Thanks for any advice!

-Andy


----------



## Big Dave (Sep 16, 2006)

I always finish the inside of my cabinets. Recently I've started using prefinished plywood for the interiors. Helps keep from any stains making their way into the grain of the wood.


----------



## ryan50hrl (Jun 30, 2012)

I always finish the interior. It feels low quality to me when it's not finished inside.


----------



## Ange (Oct 3, 2011)

What do you guys like to use for a finish? Casework is pretty new for me! Thanks

- Andy


----------



## ryan50hrl (Jun 30, 2012)

I use sherwin Williams pre cat lacquer. Needs to be sprayed, but it looks great!!!


----------



## Woodenhorse (May 24, 2011)

I only finish the inside if it is a showcase with glass doors. Otherwise, finishing the interior serves no purpose.


----------



## ryan50hrl (Jun 30, 2012)

It's purpose is to produce a top quality piece...I finish insides, bottoms, backs and everywhere else as I think it's the right thing to do. 

Also, only finishing one side of solid wood could lead to warping, plywood wouldn't have that issue.


----------



## JCCLARK (Jan 30, 2007)

Always finish both sides of wood, even plywood.
It allows both surfaces to pick up moisture and release it
evenly from one season to the next.
Keeps it much more stable.


----------



## Steve Neul (Sep 2, 2011)

I normally finish the inside with the same finish I'm doing the outside with. Since you don't wish to go with an oil finish on the inside because of the odor a wax finish isn't going to be any better. I think for you a water based polyurethane would be your best option. If you don't put it on real thick and use a satin it should end up with much the same appearance as the exterior.


----------



## GeorgeC (Jul 30, 2008)

ryan50hrl said:


> I always finish the interior. It feels low quality to me when it's not finished inside.

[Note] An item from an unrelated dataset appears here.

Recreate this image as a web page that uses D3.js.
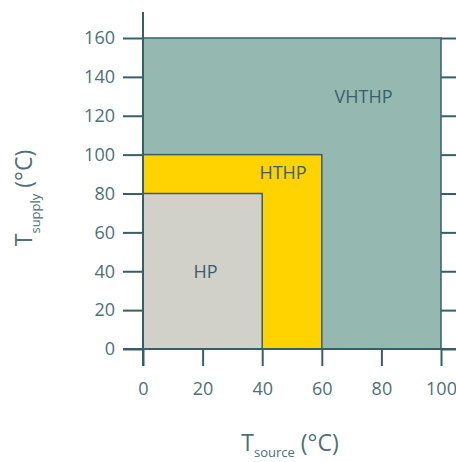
<!DOCTYPE html>
<html>
<head>
<meta charset="utf-8">
<script src="https://cdn.jsdelivr.net/npm/d3@7"></script>
<style>
body { margin: 0; background: #fff; }
text { font-family: "Open Sans", sans-serif; fill: #4d7079; }
</style>
</head>
<body>
<div id="chart"></div>
<script>
// heat pump classes: max source temp, max supply temp
var classes = ["VHTHP", "HTHP", "HP"];
var sourceMax = [100, 60, 40];
var supplyMax = [160, 100, 80];
var labelX = [74, 47, 21];
var labelY = [130, 91, 40];
var fills = ["#95b9b1", "#ffd300", "#d1d1c9"];

var xTicks = [0, 20, 40, 60, 80, 100];
var yTicks = [0, 20, 40, 60, 80, 100, 120, 140, 160];

var W = 456, H = 462;
var axisColor = "#365f69";

var svg = d3.select("#chart")
  .append("svg")
  .attr("width", W)
  .attr("height", H);

var x = d3.scaleLinear().domain([0, 100]).range([143, 441]);
var y = d3.scaleLinear().domain([0, 160]).range([349, 38]);

// regions, biggest first
svg.append("g")
  .selectAll("rect")
  .data(classes)
  .enter()
  .append("rect")
  .attr("x", x(0))
  .attr("y", function (d, i) { return y(supplyMax[i]); })
  .attr("width", function (d, i) { return x(sourceMax[i]) - x(0); })
  .attr("height", function (d, i) { return y(0) - y(supplyMax[i]); })
  .style("fill", function (d, i) { return fills[i]; })
  .style("stroke", axisColor)
  .style("stroke-width", 1.5);

svg.append("g")
  .selectAll("text")
  .data(classes)
  .enter()
  .append("text")
  .attr("x", function (d, i) { return x(labelX[i]); })
  .attr("y", function (d, i) { return y(labelY[i]); })
  .attr("text-anchor", "middle")
  .attr("dominant-baseline", "central")
  .style("font-size", "18px")
  .style("fill", "#3a606b")
  .text(function (d) { return d; });

// y axis
var yAxis = svg.append("g")
  .attr("transform", "translate(" + x(0) + ",0)")
  .call(d3.axisLeft(y).tickValues(yTicks).tickSize(20).tickPadding(8).tickSizeOuter(0));
yAxis.select(".domain").remove();
yAxis.selectAll("line").style("stroke", axisColor).style("stroke-width", 2);
yAxis.selectAll("text").style("font-size", "18px").style("fill", "#4d7079");
yAxis.append("line")
  .attr("x1", 0).attr("x2", 0)
  .attr("y1", 12).attr("y2", 366)
  .style("stroke", axisColor).style("stroke-width", 2);

// right hand tick stubs
var yRight = svg.append("g")
  .attr("transform", "translate(" + x(100) + ",0)")
  .call(d3.axisRight(y).tickValues(yTicks).tickSize(20).tickFormat(""));
yRight.select(".domain").remove();
yRight.selectAll("line").style("stroke", axisColor).style("stroke-width", 2);

// x axis
var xAxis = svg.append("g")
  .attr("transform", "translate(0," + y(0) + ")")
  .call(d3.axisBottom(x).tickValues(xTicks).tickSize(17).tickPadding(16));
xAxis.select(".domain").remove();
xAxis.selectAll("line").style("stroke", axisColor).style("stroke-width", 2);
xAxis.selectAll("text").style("font-size", "18px").style("fill", "#4d7079");
xAxis.append("line")
  .attr("x1", 123).attr("x2", W)
  .attr("y1", 0).attr("y2", 0)
  .style("stroke", axisColor).style("stroke-width", 2);

// axis titles
var xt = svg.append("text")
  .attr("x", 290)
  .attr("y", 451)
  .attr("text-anchor", "middle")
  .style("font-size", "23px");
xt.append("tspan").text("T");
xt.append("tspan").attr("dy", 6).style("font-size", "13px").text("source");
xt.append("tspan").attr("dy", -6).text(" (°C)");

var yt = svg.append("text")
  .attr("transform", "translate(32,198) rotate(-90)")
  .attr("text-anchor", "middle")
  .style("font-size", "23px");
yt.append("tspan").text("T");
yt.append("tspan").attr("dy", 8).style("font-size", "13px").text("supply");
yt.append("tspan").attr("dy", -8).text(" (°C)");
</script>
</body>
</html>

Totally agree. Does not have to be fancy, but some type of finish.

George


----------



## Ange (Oct 3, 2011)

tested the the look on some scrap adn went with shellac on the interior....thanks for the input guys!

-Andy


----------



## JIMMIEM (Oct 12, 2014)

*Finish Inside of Cabinet*



Ange said:


> hello all -
> 
> I am currently building a white oak buffet and am torn on whether the interior of the cabinet should have a finish or not? the exterior will be an oil and wax finish (which i do not want to do on the interior for obvious odor reasons). but wondered about a wax application or straight poly? or am i wasting my time and should i leave the wood natural?
> 
> ...


 I read somewhere that it is advisable to finish the inside of a cabinet with a light shade which will reflect more light and make it easier to see what's inside the cabinet.


----------



## JCCLARK (Jan 30, 2007)

Some just paint the inside white


----------



## was2ndlast (Apr 11, 2014)

Do you spray at home?


----------



## was2ndlast (Apr 11, 2014)

ryan50hrl said:


> I use sherwin Williams pre cat lacquer. Needs to be sprayed, but it looks great!!!


Do you spray at home?


----------



## Steve Neul (Sep 2, 2011)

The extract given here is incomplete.